Saturday, December 5, 2009

Women Artists: Heidenkind's Art History Challenge

 I'm not sure how it happened but all the books & movies I wanted for Heidenkind's Art History Challenge came at once. One of the reasons I joined the challenge was to expand my knowledge of art.  I'm afraid that the books I chose for the challenge were a bit daunting, and I only made halfway through two of them. The two books I got from the library Women Artists by Margaret Barlow
Women Artists: An Illustrated History by Nancy G. Heller were coffee table book size and had lots of illustrations. I think the main problem with both of these books was that they were very similiar, and tried to cover too many time periods and ended up focusing on the same artists. The 1800s was the period that fascinated me the most-probably because most of the historical romances I read were set in that time period. One artist Rolanda Sharples captured my attention with her painting of Cloakroom of the Clifton Assembly Rooms.It was painted in 1817, and people use it to visual Jane Austen's work as it was in the same time period. (Yes, Jane Austen was mentioned in a book about women artists!)
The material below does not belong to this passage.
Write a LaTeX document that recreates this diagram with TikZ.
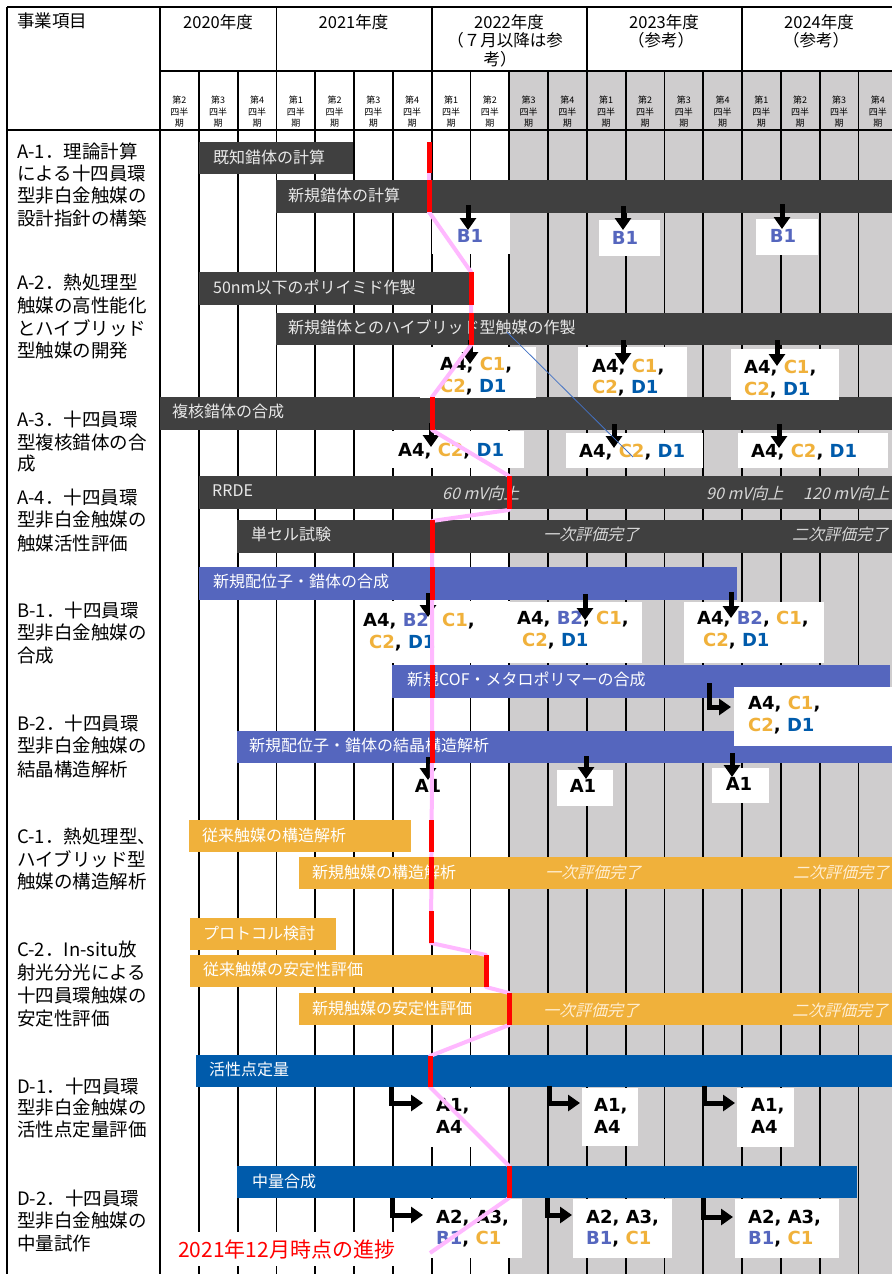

Rolinda's father was a portrait painter who took them from England to live in cities like New York City and Philadelphia. When he died, the family moved back to England and her mother founded the Bristol Fine Arts Academy.  Her first commissioned painting happened when she was just 13. (I feel like such a slacker!!)

Another artist who caught my eye was Lilian Martin Spencer, who was born in England but her parents immigrated to the United States settling in Cincinnati. She was noticed when she painted pictures of her parents on the walls of their farmhouse. Nicholas Longworth was so impressed that he offered to send her abroad for further training, but she refused. She specialized in scenes of daily life.  However, one of her most famous paintings is a potrait that was commissioned by the comptroller general of New York City.

From netflix I rented a documentary called Great Women Artists: Georgia OKeefe. I've always been intrigued by her and wanted to know more about her life...however this was not the documentary for that. This focused on different paintings and gave very fast insight into a lot of her paintings. The narrator talked really fast, so it was hard to get a lot of info. Another thing that made it hard to keep up with the narrator was that it didn't follow a timeline. It was all over the place!
But here is what I learned:

  • In 1918 Alfred Stieglitz convinced her to give up teaching and accepted his financial offer to teach for one year, which lasted for years. 
  • 1918-1930 painted pictures of New York, wanted to capture the bustle of New York. 
  • 1919 Red & Orange Streak-  is suppose to show the last rays of sunlight, & sounds of evening are portrayed in the center of the painting.
  • 1920 abandoned still life 
  • My Shanty, Lake George-Only painting of lake George, a place where she could get away. Dark colors are unusual for OKeefe. 

  • 1922 Spring-Abstract painting of organic shapes
  • 1926 100 paintings were on display at Addison's (?) art gallery-she was not found of showing her work in galleries. 
  • later in life she traveled a lot and even rafted down the Colorado River
  • Lost a lot of her vision in her 70s
  • Died in 1986
 Even though I wasn't able to finish the books or movie, I learned a lot.